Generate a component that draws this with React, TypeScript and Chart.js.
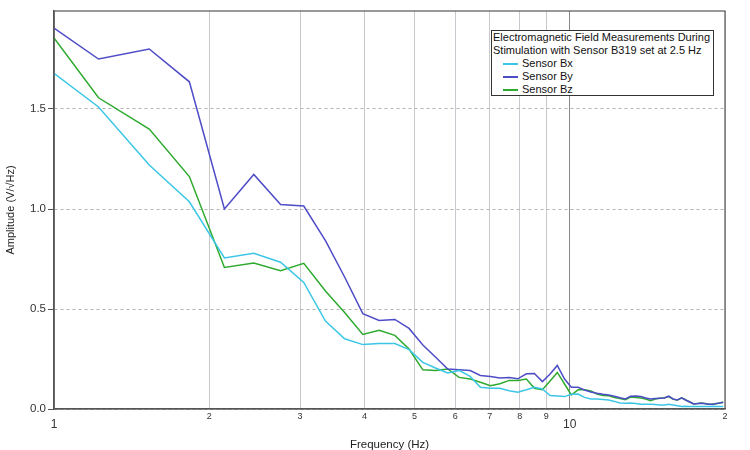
import { useEffect, useRef } from 'react';
import Chart from 'chart.js/auto';

// frequency bins (Hz)
const freqs = [
  1.0, 1.22, 1.53, 1.83, 2.14, 2.44, 2.75, 3.05, 3.36, 3.66, 3.97, 4.27, 4.58, 4.88, 5.19, 5.49,
  5.8, 6.1, 6.41, 6.71, 7.02, 7.32, 7.63, 7.93, 8.24, 8.54, 8.85, 9.16, 9.46, 9.77, 10.07, 10.38,
  10.68, 10.99, 11.29, 11.6, 11.9, 12.21, 12.51, 12.82, 13.12, 13.43, 13.73, 14.04, 14.34, 14.65,
  14.95, 15.26, 15.56, 15.87, 16.17, 16.48, 16.78, 17.09, 17.39, 17.7, 18.0, 18.31, 18.62, 18.92,
  19.23, 19.53, 19.84,
];

const sensorBx = [
  1.678, 1.51, 1.22, 1.036, 0.755, 0.779, 0.734, 0.633, 0.44, 0.351, 0.322, 0.327, 0.327, 0.297,
  0.233, 0.205, 0.18, 0.193, 0.163, 0.109, 0.104, 0.104, 0.091, 0.084, 0.096, 0.109, 0.1, 0.067,
  0.065, 0.062, 0.074, 0.075, 0.058, 0.05, 0.05, 0.048, 0.045, 0.038, 0.03, 0.029, 0.03, 0.027,
  0.024, 0.024, 0.024, 0.022, 0.02, 0.02, 0.024, 0.02, 0.016, 0.012, 0.014, 0.012, 0.012, 0.012,
  0.013, 0.012, 0.012, 0.014, 0.013, 0.012, 0.012,
];

const sensorBy = [
  1.905, 1.75, 1.8, 1.636, 1.0, 1.173, 1.022, 1.015, 0.842, 0.66, 0.477, 0.443, 0.448, 0.403,
  0.32, 0.26, 0.2, 0.196, 0.192, 0.168, 0.163, 0.155, 0.157, 0.151, 0.176, 0.178, 0.137, 0.175,
  0.218, 0.15, 0.109, 0.109, 0.095, 0.085, 0.079, 0.074, 0.07, 0.064, 0.056, 0.05, 0.064, 0.065,
  0.062, 0.055, 0.05, 0.052, 0.054, 0.055, 0.064, 0.05, 0.045, 0.056, 0.045, 0.035, 0.025, 0.027,
  0.029, 0.026, 0.024, 0.024, 0.028, 0.03, 0.034,
];

const sensorBz = [
  1.855, 1.556, 1.4, 1.162, 0.708, 0.73, 0.691, 0.728, 0.59, 0.482, 0.373, 0.394, 0.368, 0.3,
  0.196, 0.193, 0.2, 0.158, 0.15, 0.134, 0.116, 0.126, 0.143, 0.143, 0.15, 0.104, 0.096, 0.14,
  0.183, 0.125, 0.07, 0.096, 0.096, 0.09, 0.075, 0.068, 0.066, 0.057, 0.052, 0.046, 0.06, 0.058,
  0.055, 0.05, 0.042, 0.05, 0.054, 0.056, 0.062, 0.048, 0.045, 0.056, 0.045, 0.035, 0.025, 0.027,
  0.03, 0.028, 0.024, 0.024, 0.026, 0.03, 0.034,
];

const xTickValues = [1, 2, 3, 4, 5, 6, 7, 8, 9, 10, 20];
const yTickValues = [0, 0.5, 1.0, 1.5];

const legendTitle = ['Electromagnetic Field Measurements During', 'Stimulation with Sensor B319 set at 2.5 Hz'];
const seriesNames = ['Sensor Bx', 'Sensor By', 'Sensor Bz'];
const seriesColors = ['#3cc6e6', '#4e4cc6', '#2eaa2e'];

const FONT = '"Liberation Sans", Arial, sans-serif';

// outline round the plot area
const framePlugin = {
  id: 'frame',
  afterDraw(chart: Chart) {
    const { ctx, chartArea } = chart;
    ctx.save();
    ctx.strokeStyle = '#555';
    ctx.lineWidth = 1.2;
    ctx.strokeRect(chartArea.left, chartArea.top, chartArea.right - chartArea.left, chartArea.bottom - chartArea.top);
    ctx.restore();
  },
};

export default function App() {
  const canvasRef = useRef<HTMLCanvasElement | null>(null);
  const chartRef = useRef<Chart | null>(null);

  useEffect(() => {
    if (!canvasRef.current) return;
    if (chartRef.current) chartRef.current.destroy();

    Chart.defaults.font.family = FONT;
    const series = [sensorBx, sensorBy, sensorBz];

    chartRef.current = new Chart(canvasRef.current, {
      type: 'line',
      data: {
        datasets: series.map((vals, k) => ({
          label: seriesNames[k],
          data: freqs.map((f, i) => ({ x: f, y: vals[i] })),
          borderColor: seriesColors[k],
          backgroundColor: seriesColors[k],
          borderWidth: 1.5,
          pointRadius: 0,
          tension: 0,
        })),
      },
      options: {
        animation: false,
        responsive: false,
        layout: { padding: { top: 11, right: 25, left: 0, bottom: 0 } },
        plugins: {
          legend: { display: false },
          tooltip: { enabled: false },
        },
        scales: {
          x: {
            type: 'logarithmic',
            min: 1,
            max: 20,
            afterBuildTicks: (s: any) => {
              s.ticks = xTickValues.map((v) => ({ value: v, major: v === 1 || v === 10 }));
            },
            afterFit: (s: any) => {
              s.height = 41;
            },
            ticks: {
              autoSkip: false,
              maxRotation: 0,
              padding: 2,
              color: '#333',
              font: (ctx: any) =>
                ctx.tick && (ctx.tick.value === 1 || ctx.tick.value === 10)
                  ? { size: 12, lineHeight: 2.2 }
                  : { size: 9, lineHeight: 1.3 },
              callback: (v: any) => (v === 20 ? '2' : String(v)),
            },
            grid: {
              drawTicks: false,
              color: (ctx: any) => (ctx.tick && ctx.tick.value === 10 ? '#8a8a8a' : '#c8c8ce'),
              lineWidth: 1,
            },
            border: { display: true, color: '#555', width: 1.2 },
            title: {
              display: true,
              text: 'Frequency (Hz)',
              color: '#222',
              font: { size: 11.5 },
              padding: { top: 0, bottom: -2 },
            },
          },
          y: {
            type: 'linear',
            min: 0,
            max: 1.99,
            afterBuildTicks: (s: any) => {
              s.ticks = yTickValues.map((v) => ({ value: v }));
            },
            afterFit: (s: any) => {
              s.width = 54;
            },
            ticks: {
              padding: 2,
              color: '#333',
              font: { size: 11.5 },
              callback: (v: any) => Number(v).toFixed(1),
            },
            grid: {
              color: '#b4b4b4',
              lineWidth: 1,
              drawTicks: true,
              tickLength: 6,
              tickColor: '#555',
            },
            border: { display: true, color: '#555', width: 1.5, dash: [3, 3] },
            title: {
              display: true,
              text: 'Amplitude (V/\u221AHz)',
              color: '#222',
              font: { size: 11 },
              padding: { top: 4, bottom: 0 },
            },
          },
        },
      },
      plugins: [framePlugin],
    });

    return () => {
      if (chartRef.current) {
        chartRef.current.destroy();
        chartRef.current = null;
      }
    };
  }, []);

  return (
    <div style={{ position: 'absolute', left: 0, top: 0, width: 750, height: 450, background: '#fff' }}>
      <canvas ref={canvasRef} width={750} height={450} />
      <div
        style={{
          position: 'absolute',
          left: 491,
          top: 30,
          width: 220,
          height: 64,
          border: '1px solid #333',
          background: '#fff',
          fontFamily: FONT,
          fontSize: 11,
          lineHeight: '13px',
          color: '#111',
          paddingLeft: 1,
          whiteSpace: 'nowrap',
        }}
      >
        {legendTitle.map((t) => (
          <div key={t}>{t}</div>
        ))}
        {seriesNames.map((name, k) => (
          <div key={name} style={{ display: 'flex', alignItems: 'center', height: 13 }}>
            <span
              style={{
                display: 'inline-block',
                width: 15,
                height: 2,
                marginLeft: 10,
                marginRight: 4,
                background: seriesColors[k],
              }}
            />
            <span>{name}</span>
          </div>
        ))}
      </div>
    </div>
  );
}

--- --- ---

- _The problem_
Skipping the pictures, transcribe each line above exactly as it appears.

- _Task solution_
Generate a component that draws this with React, TypeScript and Chart.js.
import { useEffect, useRef } from 'react';
import Chart from 'chart.js/auto';

// frequency bins (Hz)
const freqs = [
  1.0, 1.22, 1.53, 1.83, 2.14, 2.44, 2.75, 3.05, 3.36, 3.66, 3.97, 4.27, 4.58, 4.88, 5.19, 5.49,
  5.8, 6.1, 6.41, 6.71, 7.02, 7.32, 7.63, 7.93, 8.24, 8.54, 8.85, 9.16, 9.46, 9.77, 10.07, 10.38,
  10.68, 10.99, 11.29, 11.6, 11.9, 12.21, 12.51, 12.82, 13.12, 13.43, 13.73, 14.04, 14.34, 14.65,
  14.95, 15.26, 15.56, 15.87, 16.17, 16.48, 16.78, 17.09, 17.39, 17.7, 18.0, 18.31, 18.62, 18.92,
  19.23, 19.53, 19.84,
];

const sensorBx = [
  1.678, 1.51, 1.22, 1.036, 0.755, 0.779, 0.734, 0.633, 0.44, 0.351, 0.322, 0.327, 0.327, 0.297,
  0.233, 0.205, 0.18, 0.193, 0.163, 0.109, 0.104, 0.104, 0.091, 0.084, 0.096, 0.109, 0.1, 0.067,
  0.065, 0.062, 0.074, 0.075, 0.058, 0.05, 0.05, 0.048, 0.045, 0.038, 0.03, 0.029, 0.03, 0.027,
  0.024, 0.024, 0.024, 0.022, 0.02, 0.02, 0.024, 0.02, 0.016, 0.012, 0.014, 0.012, 0.012, 0.012,
  0.013, 0.012, 0.012, 0.014, 0.013, 0.012, 0.012,
];

const sensorBy = [
  1.905, 1.75, 1.8, 1.636, 1.0, 1.173, 1.022, 1.015, 0.842, 0.66, 0.477, 0.443, 0.448, 0.403,
  0.32, 0.26, 0.2, 0.196, 0.192, 0.168, 0.163, 0.155, 0.157, 0.151, 0.176, 0.178, 0.137, 0.175,
  0.218, 0.15, 0.109, 0.109, 0.095, 0.085, 0.079, 0.074, 0.07, 0.064, 0.056, 0.05, 0.064, 0.065,
  0.062, 0.055, 0.05, 0.052, 0.054, 0.055, 0.064, 0.05, 0.045, 0.056, 0.045, 0.035, 0.025, 0.027,
  0.029, 0.026, 0.024, 0.024, 0.028, 0.03, 0.034,
];

const sensorBz = [
  1.855, 1.556, 1.4, 1.162, 0.708, 0.73, 0.691, 0.728, 0.59, 0.482, 0.373, 0.394, 0.368, 0.3,
  0.196, 0.193, 0.2, 0.158, 0.15, 0.134, 0.116, 0.126, 0.143, 0.143, 0.15, 0.104, 0.096, 0.14,
  0.183, 0.125, 0.07, 0.096, 0.096, 0.09, 0.075, 0.068, 0.066, 0.057, 0.052, 0.046, 0.06, 0.058,
  0.055, 0.05, 0.042, 0.05, 0.054, 0.056, 0.062, 0.048, 0.045, 0.056, 0.045, 0.035, 0.025, 0.027,
  0.03, 0.028, 0.024, 0.024, 0.026, 0.03, 0.034,
];

const xTickValues = [1, 2, 3, 4, 5, 6, 7, 8, 9, 10, 20];
const yTickValues = [0, 0.5, 1.0, 1.5];

const legendTitle = ['Electromagnetic Field Measurements During', 'Stimulation with Sensor B319 set at 2.5 Hz'];
const seriesNames = ['Sensor Bx', 'Sensor By', 'Sensor Bz'];
const seriesColors = ['#3cc6e6', '#4e4cc6', '#2eaa2e'];

const FONT = '"Liberation Sans", Arial, sans-serif';

// outline round the plot area
const framePlugin = {
  id: 'frame',
  afterDraw(chart: Chart) {
    const { ctx, chartArea } = chart;
    ctx.save();
    ctx.strokeStyle = '#555';
    ctx.lineWidth = 1.2;
    ctx.strokeRect(chartArea.left, chartArea.top, chartArea.right - chartArea.left, chartArea.bottom - chartArea.top);
    ctx.restore();
  },
};

export default function App() {
  const canvasRef = useRef<HTMLCanvasElement | null>(null);
  const chartRef = useRef<Chart | null>(null);

  useEffect(() => {
    if (!canvasRef.current) return;
    if (chartRef.current) chartRef.current.destroy();

    Chart.defaults.font.family = FONT;
    const series = [sensorBx, sensorBy, sensorBz];

    chartRef.current = new Chart(canvasRef.current, {
      type: 'line',
      data: {
        datasets: series.map((vals, k) => ({
          label: seriesNames[k],
          data: freqs.map((f, i) => ({ x: f, y: vals[i] })),
          borderColor: seriesColors[k],
          backgroundColor: seriesColors[k],
          borderWidth: 1.5,
          pointRadius: 0,
          tension: 0,
        })),
      },
      options: {
        animation: false,
        responsive: false,
        layout: { padding: { top: 11, right: 25, left: 0, bottom: 0 } },
        plugins: {
          legend: { display: false },
          tooltip: { enabled: false },
        },
        scales: {
          x: {
            type: 'logarithmic',
            min: 1,
            max: 20,
            afterBuildTicks: (s: any) => {
              s.ticks = xTickValues.map((v) => ({ value: v, major: v === 1 || v === 10 }));
            },
            afterFit: (s: any) => {
              s.height = 41;
            },
            ticks: {
              autoSkip: false,
              maxRotation: 0,
              padding: 2,
              color: '#333',
              font: (ctx: any) =>
                ctx.tick && (ctx.tick.value === 1 || ctx.tick.value === 10)
                  ? { size: 12, lineHeight: 2.2 }
                  : { size: 9, lineHeight: 1.3 },
              callback: (v: any) => (v === 20 ? '2' : String(v)),
            },
            grid: {
              drawTicks: false,
              color: (ctx: any) => (ctx.tick && ctx.tick.value === 10 ? '#8a8a8a' : '#c8c8ce'),
              lineWidth: 1,
            },
            border: { display: true, color: '#555', width: 1.2 },
            title: {
              display: true,
              text: 'Frequency (Hz)',
              color: '#222',
              font: { size: 11.5 },
              padding: { top: 0, bottom: -2 },
            },
          },
          y: {
            type: 'linear',
            min: 0,
            max: 1.99,
            afterBuildTicks: (s: any) => {
              s.ticks = yTickValues.map((v) => ({ value: v }));
            },
            afterFit: (s: any) => {
              s.width = 54;
            },
            ticks: {
              padding: 2,
              color: '#333',
              font: { size: 11.5 },
              callback: (v: any) => Number(v).toFixed(1),
            },
            grid: {
              color: '#b4b4b4',
              lineWidth: 1,
              drawTicks: true,
              tickLength: 6,
              tickColor: '#555',
            },
            border: { display: true, color: '#555', width: 1.5, dash: [3, 3] },
            title: {
              display: true,
              text: 'Amplitude (V/\u221AHz)',
              color: '#222',
              font: { size: 11 },
              padding: { top: 4, bottom: 0 },
            },
          },
        },
      },
      plugins: [framePlugin],
    });

    return () => {
      if (chartRef.current) {
        chartRef.current.destroy();
        chartRef.current = null;
      }
    };
  }, []);

  return (
    <div style={{ position: 'absolute', left: 0, top: 0, width: 750, height: 450, background: '#fff' }}>
      <canvas ref={canvasRef} width={750} height={450} />
      <div
        style={{
          position: 'absolute',
          left: 491,
          top: 30,
          width: 220,
          height: 64,
          border: '1px solid #333',
          background: '#fff',
          fontFamily: FONT,
          fontSize: 11,
          lineHeight: '13px',
          color: '#111',
          paddingLeft: 1,
          whiteSpace: 'nowrap',
        }}
      >
        {legendTitle.map((t) => (
          <div key={t}>{t}</div>
        ))}
        {seriesNames.map((name, k) => (
          <div key={name} style={{ display: 'flex', alignItems: 'center', height: 13 }}>
            <span
              style={{
                display: 'inline-block',
                width: 15,
                height: 2,
                marginLeft: 10,
                marginRight: 4,
                background: seriesColors[k],
              }}
            />
            <span>{name}</span>
          </div>
        ))}
      </div>
    </div>
  );
}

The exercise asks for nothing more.